Neste poema, Drummond imagina uma conversa póstuma com seu pai no dia em que ele faria aniversário:
Como um presente
(…)
Em verdade paraste de fazer anos.
Não envelheces. O último retrato
vale para sempre. És um homem cansado
mas fiel: carteira de identidade.
(…)
Perdoa a longa conversa.
Palavras tão poucas, antes!
É certo que intimidavas.
Guardavas talvez o amor
em tripla cerca de espinhos.
Já não precisas guardá-lo.
No escuro em que fazes anos,
no escuro,
é permitido sorrir.
Como um presente (poema completo aqui), de Carlos Drummond de Andrade, se inicia como uma reflexão do filho na data do aniversário do pai, já morto. Ele relembra o último retrato do pai, seus olhos estriados e as mãos enrugadas do senhor já idoso, o aspecto cansado.

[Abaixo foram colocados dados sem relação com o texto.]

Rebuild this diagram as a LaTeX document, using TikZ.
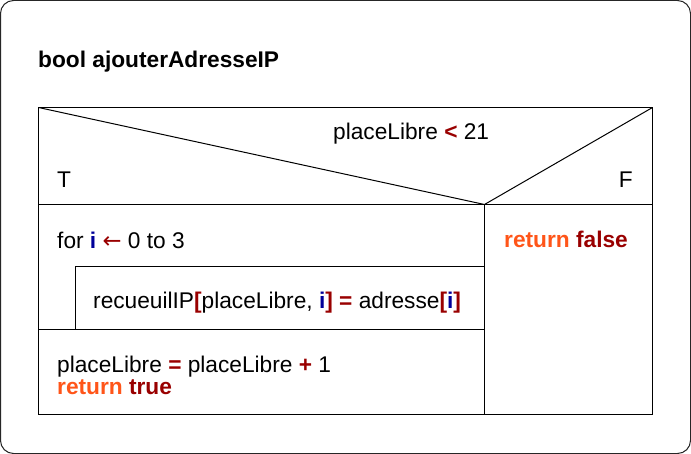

O pai agitado, inquieto, finalmente está calmo, imóvel e essa contradição o impressiona. O poema é a conversa que nunca houve entre o filho e seu pai, que era homem de poucas palavras.
A força do pai, seu poder, os olhos que jamais derramavam lágrimas, o amor nunca demonstrado e a falta de sorrisos, que assombravam o menino, podem ser finalmente compreendidos de outra maneira: não são só a expressão de um pai severo, frio e distante, mas a expressão de um homem de seu tempo e sua classe, criado numa sociedade patriarcal, hierarquizada e opressora. Num mundo caduco, as relações de amor, família e sociedade se dão também de maneira torta, com indivíduos tortos de alguma forma.
Esse entendimento permite uma dupla redenção pela poesia: do pai, limitado pelo seu tempo e história, e do filho, que se liberta da mágoa até então guardada. O poeta consegue pela primeira vez conversar com o pai, já morto, e ligar-se a ele, senti-lo presente e compreendê-lo. Assim, o que o filho dá a seu pai como um presente no dia em que ele faria anos é a possibilidade de libertação, ainda que apenas após a morte, é a possibilidade de sorrir, ainda que no escuro.